Editor’s note: This is the fourth in a series previewing every SEC team’s offense, starting with the East Division. Coming Friday: South Carolina.

The Missouri Tigers have been a team on the rise the past two seasons. After rough starts to the 2017 and 2018 campaigns, the Tigers turned things around and made it to bowl games (losing both).

This year, they have some question marks, but the offense should still be one of the best in the SEC. Gone is Drew Lock, but in his place is Clemson graduate transfer Kelly Bryant, who will be a fun fit in Derek Dooley’s offensive system.

However, will the Tigers be better or worse on that side of the ball in 2019? That’s a question that will be asked all summer.

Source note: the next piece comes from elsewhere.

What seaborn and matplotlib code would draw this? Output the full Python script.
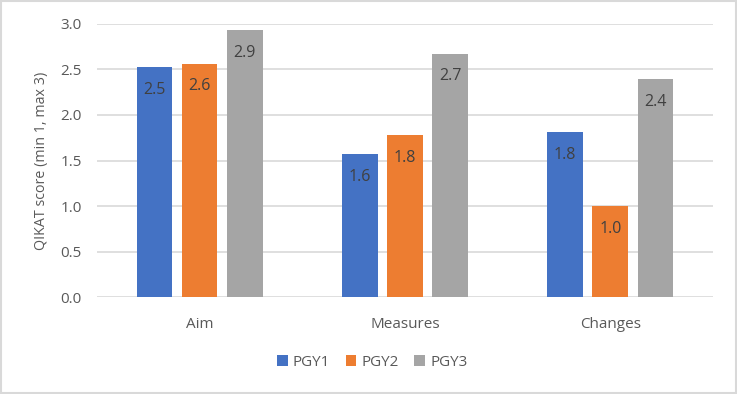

Here’s a breakdown of each aspect of the Tiger offense and whether it will be better or worse than it was last year:

Passing offense: Worse

The Tigers had the No. 3 passing offense in the SEC last year, putting up 279.4 yards per game under star QB Drew Lock. That was behind only Ole Miss (346.4 yards per game) and Alabama (323.6). Lock climbed up the SEC career passing leaderboards, too, finishing his career second to only Aaron Murray in passing yards (13,166 to 12,193) and third to Murray and Danny Wuerffel in passing touchdowns, tossing 99 during his outstanding tenure at Missouri.

It would be understandable if the Tigers had trouble replacing him, but they did about as good as they could have possibly hoped for, landing Clemson graduate transfer Kelly Bryant. Bryant isn’t the pure passer Lock was, but he’s no slouch, either. During his last full season as Clemson’s starter (2017), he threw for 2,802 yards, 13 touchdowns and 8 interceptions.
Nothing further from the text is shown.